Ziauddin Yousafzai says he was on the "right side of history" when he decided to send his daughter, Malala, to school on Oct. 9, 2012.

That day, Malala was famously shot in the head while on her way to her classes in Pakistan’s Swat valley. The shooting earned global attention, and Malala become an internationally recognized symbol and advocate for girls' education.
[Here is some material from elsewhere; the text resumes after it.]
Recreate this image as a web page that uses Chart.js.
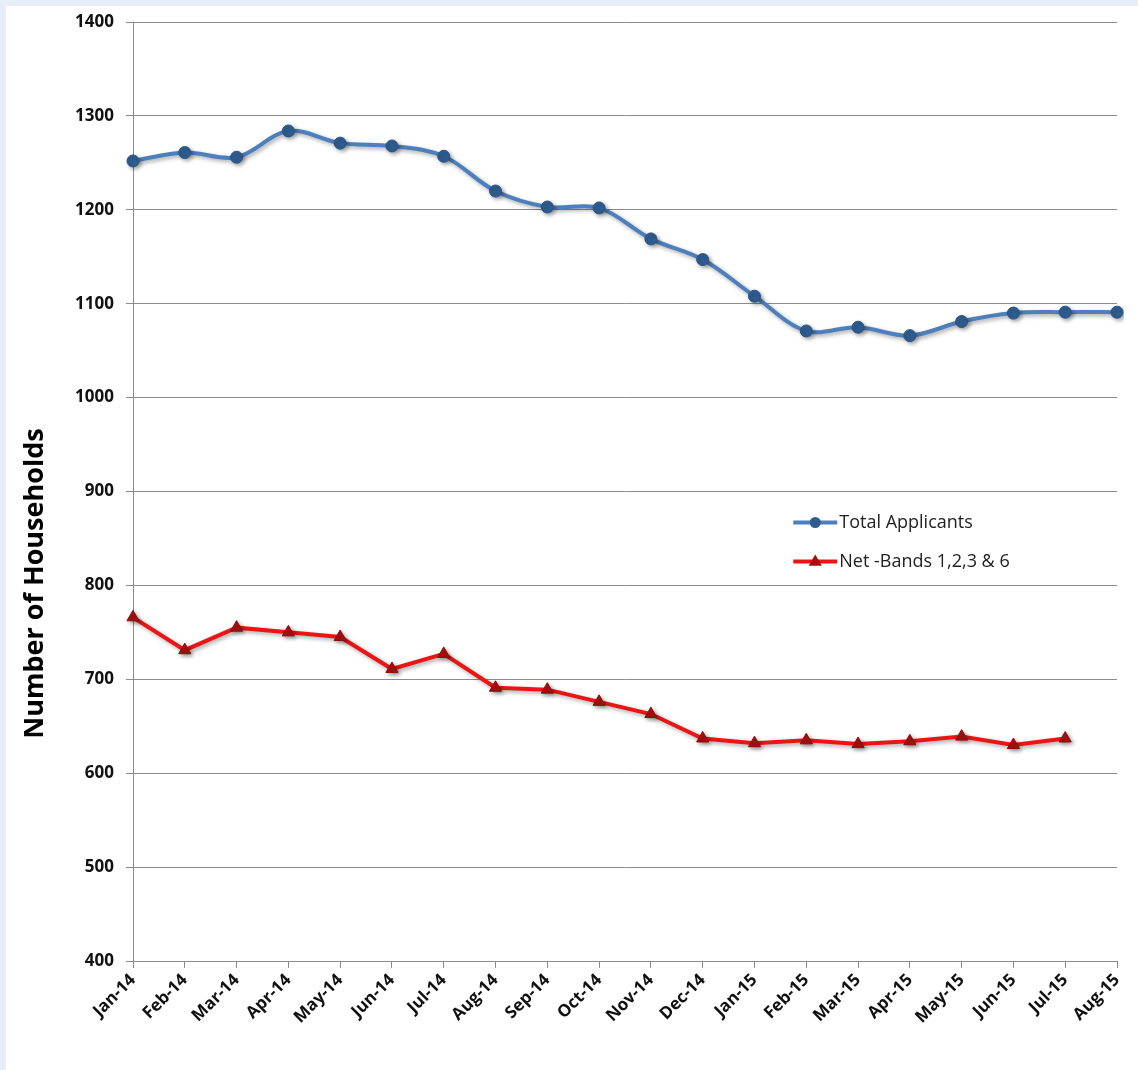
<!DOCTYPE html>
<html>
<head>
<meta charset="utf-8">
<title>Number of Households</title>
<script src="https://cdn.jsdelivr.net/npm/chart.js@4/dist/chart.umd.min.js"></script>
<style>
    html, body { margin: 0; padding: 0; background: #e8edf7; }
    #wrap { position: absolute; left: 6px; top: 6px; width: 1132px; height: 1064px; background: #fff; }
</style>
</head>
<body>
<div id="wrap"><canvas id="households"></canvas></div>
<script>
const months = ['Jan-14', 'Feb-14', 'Mar-14', 'Apr-14', 'May-14', 'Jun-14', 'Jul-14', 'Aug-14', 'Sep-14', 'Oct-14',
    'Nov-14', 'Dec-14', 'Jan-15', 'Feb-15', 'Mar-15', 'Apr-15', 'May-15', 'Jun-15', 'Jul-15', 'Aug-15'];

const totalApplicants = [1252, 1261, 1256, 1284, 1271, 1268, 1257, 1220, 1203, 1202,
    1169, 1147, 1108, 1071, 1075, 1066, 1081, 1090, 1091, 1091];

const netBands = [766, 731, 755, 750, 745, 711, 727, 691, 689, 676,
    663, 637, 632, 635, 631, 634, 639, 630, 637, null];

const yMin = 400;
const yMax = 1400;
const yStep = 100;

const FONT = '"Open Sans", Lato, sans-serif';

// soft drop shadow under both series
const shadowPlugin = {
    id: 'shadow',
    beforeDatasetDraw(chart) {
        const ctx = chart.ctx;
        ctx.save();
        ctx.shadowColor = 'rgba(0,0,0,0.35)';
        ctx.shadowBlur = 4;
        ctx.shadowOffsetX = 2;
        ctx.shadowOffsetY = 2;
    },
    afterDatasetDraw(chart) {
        chart.ctx.restore();
    }
};

// y axis caption, sitting a little below the middle of the plot
const yCaption = {
    id: 'yCaption',
    afterDraw(chart) {
        const { ctx, chartArea } = chart;
        const cy = chartArea.top + chartArea.height * 0.598;
        ctx.save();
        ctx.translate(29, cy);
        ctx.rotate(-Math.PI / 2);
        ctx.fillStyle = '#000';
        ctx.font = 'bold 27px ' + FONT;
        ctx.textAlign = 'center';
        ctx.textBaseline = 'middle';
        ctx.fillText('Number of Households', 0, 0);
        ctx.restore();
    }
};

// legend inside the plot area, drawn with each dataset's own style
const insideLegend = {
    id: 'insideLegend',
    afterDraw(chart) {
        const { ctx, chartArea } = chart;
        const x0 = chartArea.left + chartArea.width * 0.671;
        const y0 = chartArea.top + chartArea.height * 0.533;
        const gap = 39;
        ctx.save();
        chart.data.datasets.forEach((ds, i) => {
            const y = y0 + i * gap;
            ctx.strokeStyle = ds.borderColor;
            ctx.lineWidth = ds.borderWidth;
            ctx.beginPath();
            ctx.moveTo(x0, y);
            ctx.lineTo(x0 + 44, y);
            ctx.stroke();
            ctx.fillStyle = ds.pointBackgroundColor;
            ctx.beginPath();
            if (ds.pointStyle === 'triangle') {
                const r = ds.pointRadius;
                ctx.moveTo(x0 + 22, y - r);
                ctx.lineTo(x0 + 22 + r * 0.95, y + r * 0.6);
                ctx.lineTo(x0 + 22 - r * 0.95, y + r * 0.6);
                ctx.closePath();
            } else {
                ctx.arc(x0 + 22, y, ds.pointRadius - 0.5, 0, Math.PI * 2);
            }
            ctx.fill();
            ctx.fillStyle = '#222';
            ctx.font = '18px ' + FONT;
            ctx.textBaseline = 'middle';
            ctx.fillText(ds.label, x0 + 46, y);
        });
        ctx.restore();
    }
};

new Chart(document.getElementById('households'), {
    type: 'line',
    data: {
        labels: months,
        datasets: [
            {
                label: 'Total Applicants',
                data: totalApplicants,
                borderColor: '#4c7fbc',
                borderWidth: 4,
                tension: 0.35,
                pointStyle: 'circle',
                pointRadius: 6,
                pointBackgroundColor: '#2f5d91',
                pointBorderColor: '#2a5384',
                pointBorderWidth: 1
            },
            {
                label: 'Net -Bands 1,2,3 & 6',
                data: netBands,
                borderColor: '#ec1414',
                borderWidth: 4,
                tension: 0,
                pointStyle: 'triangle',
                pointRadius: 7,
                pointBackgroundColor: '#a8100f',
                pointBorderColor: '#8e0c0c',
                pointBorderWidth: 1
            }
        ]
    },
    options: {
        responsive: true,
        maintainAspectRatio: false,
        animation: false,
        layout: { padding: { top: 16, right: 21, left: 0, bottom: 0 } },
        plugins: {
            legend: { display: false },
            tooltip: { enabled: false }
        },
        scales: {
            x: {
                offset: false,
                afterFit: (scale) => { scale.height = 109; },
                grid: {
                    drawOnChartArea: false,
                    drawTicks: true,
                    tickLength: 7,
                    color: '#8c8c8c'
                },
                border: { color: '#8c8c8c', width: 1 },
                ticks: {
                    autoSkip: false,
                    maxRotation: 45,
                    minRotation: 45,
                    padding: 2,
                    color: '#111',
                    font: { family: FONT, size: 17, weight: 'bold' }
                }
            },
            y: {
                min: yMin,
                max: yMax,
                afterFit: (scale) => {
                    scale.width = 127;
                    scale.paddingTop = 0;
                    scale.paddingBottom = 0;
                },
                grid: {
                    color: '#8c8c8c',
                    tickLength: 7,
                    lineWidth: 1
                },
                border: { color: '#8c8c8c', width: 1 },
                ticks: {
                    stepSize: yStep,
                    padding: 12,
                    color: '#111',
                    callback: (v) => String(v),
                    font: { family: FONT, size: 17, weight: 'bold' }
                }
            }
        }
    },
    plugins: [shadowPlugin, yCaption, insideLegend]
});
</script>
</body>
</html>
In 2014, she became the youngest person to win a Nobel Peace Prize.

Looking back on the shooting, her father said he has the peace of mind of knowing he was “on the right side of history” when he sent his daughter to school, despite the danger she faced.

"I think we were very clear what we were doing, and I think that I was very clear that the wrong thing has been done to us," he told CTV's Canada AM on Friday.

In fact, as a father and somebody who believes in human rights, Yousafzai said it was "normal" for him to defy threats from the militant group.

"A concerned citizen has to decide what option he has to take, whether he has to live for long in subjugation and under slavery, or he has to raise his voice for his rights and for his freedom," he said.

Yousafzai spoke about the incident while in Canada to accept an honorary degree from Wilfred Laurier University and to atten the opening of the Global Peace Centre Canada at the University of Waterloo.

The centre will work to create a scholarship for students from conflict zones, Yousafzai said, and to develop curriculum for learning about peace.

On its website, the centre says its work is inspired by Yousafzai and his daughter, and that it plans to begin working with universities, civil society and government in Pakistan, before branching out to projects around the world.

On Friday, Yousafzai said helping with the centre is part of his family’s mission to bring peace and education to the world.